When First Arizona Savings Bank shut down in 2010, for example, the FDIC estimated that about $1.8 million of the bank's $198.8 million in deposits were uninsured, according to local news reports. That left account holders holding uninsured deposits with little recourse for getting their money back.

However, the FDIC has historically stepped in to back uninsured deposits at large banks that, as Yellen said, pose a "systemic" risk to the U.S. financial system. When the nation's seventh-largest bank, Continental Illinois, failed in 1984, the FDIC made sure all deposits at the bank were insured, even if they were above the FDIC's $250,000 threshold.

"That was controversial because up until that point in the prior few years, smaller banks had been failing, and when they failed, only [insured] depositors were protected—uninsured depositors lost money, other creditors lost money," FDIC official Arthur Murton recounted in a recent podcast for the agency.

"Continental Illinois comes along, seventh-largest bank, everyone is protected. So that disparate treatment is obvious to people and creates a double standard, and that's where the term 'too big to fail' entered the lexicon," he said.

A series of "rolling recessions" across the country later prompted the FDIC to intervene in problems at regional banks that were involved in key industries like energy and agriculture, leading to a decline in FDIC funds that prompted reforms to the FDIC that are in effect today.

That's essentially what Yellen said Thursday: that the FDIC's policy on uninsured deposits that was established at that time will continue to be enforced moving forward—even as uncertainties about the U.S. banking system mount.

In further questioning, Lankford asked Yellen whether that policy's implication would be that small banks would become less appealing to depositors with accounts exceeding the FDIC's $250,000 insurance threshold. While companies could, in theory, have multiple accounts at a bank that are below $250,000, others might not. Nonprofits or companies with large payrolls might have accounts well above that amount.

For various reasons, those companies could choose to keep their money at a smaller institution, like a credit union or a community bank, whose collapse might not have a profound impact on the national economy.

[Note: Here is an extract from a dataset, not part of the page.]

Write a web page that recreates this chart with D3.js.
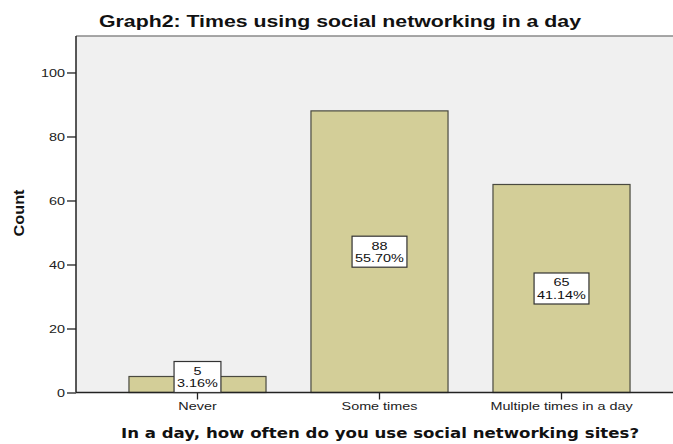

Lankford asked whether such special treatment by federal regulators could be construed as a declaration that the federal government would only step in to insure larger institutions rather than smaller ones.

Amid the sharp increase in bank mergers over the past decade, Lankford expressed concern that the trend could only accelerate under current policy, causing the U.S. banking system to become less resilient.

"I'm concerned you're...encouraging anyone who has a large deposit at a community bank to [hear], 'We're not going to make you whole, but if you go to one of our preferred banks, we will make you whole,'" Lankford told Yellen.

Yellen replied, "That's certainly not something that we're encouraging."

Newsweek has reached out to Lankford's office for comment.

Update 03/16/23 6:38 p.m. ET: This article was updated to reflect accurate language.